Wednesday, June 5, 2019

2019 Baseball Draft: Giants select Hunter Bishop

The first round of the major league baseball draft was held on Monday and I wasn't quite as up on the available picks as I have been on past seasons.

Some years, I have been intensely interested and in others such as this year not as much, so I'm not going to be as critical as I have been in past years about the player selected or as far as a player that was not picked in favor of the selected choice.

The Giants selected first of the teams here in the tenth position and attacked a position that with one exception is weak on the major league roster, let alone in the minor league system.
The selection of outfielder Hunter Bishop of Arizona State is an attempt to take a player that has broken out in the 2019 season and one that they think could progress quickly to the big league squad.
The lefthanded-hitting Bishop is thought to be athletic enough to perhaps play centerfield and could deliver power to a franchise in desperate of it after launching 22 homers for the recently eliminated from the postseason Sun Devils.

The good news- Bishop is very athletic (committed to Washington on a football scholarship before deciding on baseball at ASU), improved every season at Arizona State, could play center, which playing in spacious Oracle Park would be a tremendous advantage for the Giants.
And the developed plus power that suddenly arrived this season, Bishop could even be a corner outfielder if he couldn't make it in center.
I've read reports that had Bishop as one of the best three players in the draft and being among the elite in the physical tools in the draft.

So, if all of that is true, how on Earth did the Giants manage to land Hunter Bishop at the tenth spot in the draft?
Well, for all of the tools that Bishop possesses, he only performed well in one of his three Tempe seasons and before this season, had hit only ten homers in the two seasons previous combined and
had shown a serious vulnerability to the curveball.

Is Hunter Bishop a developing potential star that took a few seasons to find his stride?
Or is Bishop someone that played well as an upperclassman and happened to have a strong final season (Bishop could return to ASU, but highly likely to sign with the Giants)?
The consensus seems to have Bishop having star potential, but with only one top-notch season, there are question marks as far as Bishop's proven production that has been enough to at least make some wonder.

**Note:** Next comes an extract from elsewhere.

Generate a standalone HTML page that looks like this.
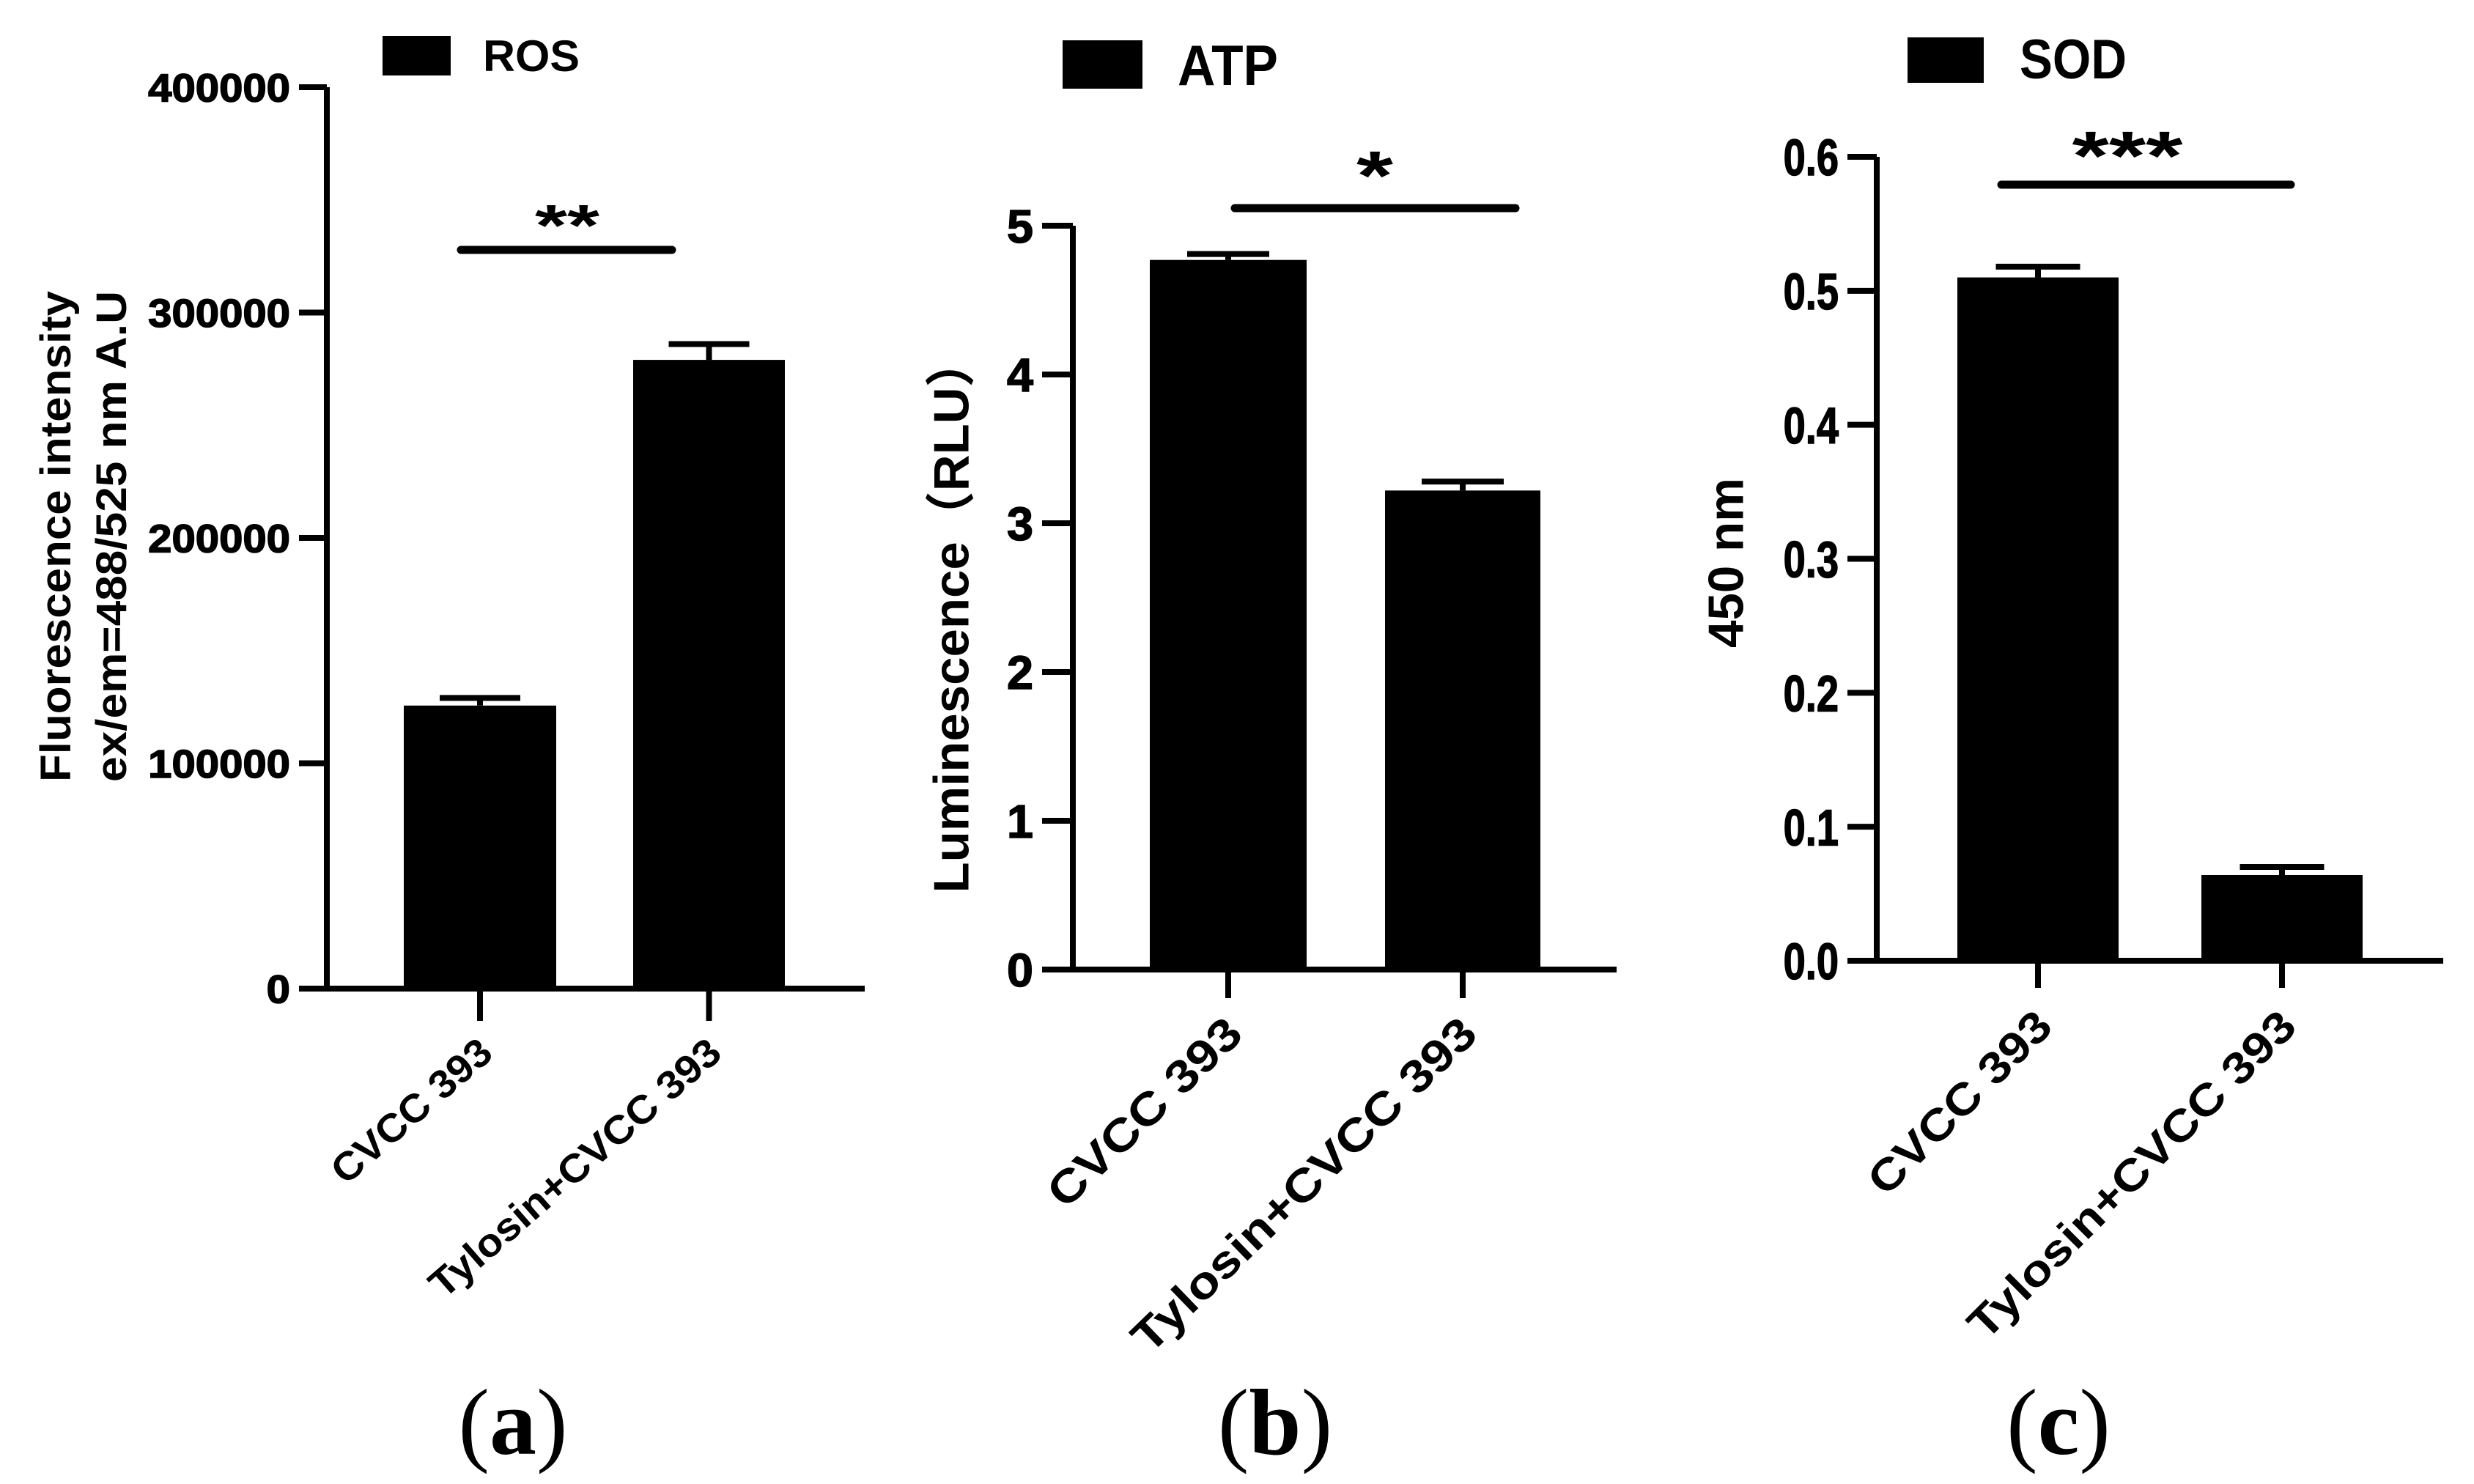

The Giants chose upside over floor and that's something that I applaud in first round picks in the MLB Draft.
There are few things that I hate worse in the baseball draft than low upside college players that project as safe and when they make the majors are usually role players at best.
I'm much more understanding when a risky player that has the potential to be a star doesn't work out than I am when the safe pick turns out to be average, such as the parade of Indians college outfielders have shown through the years.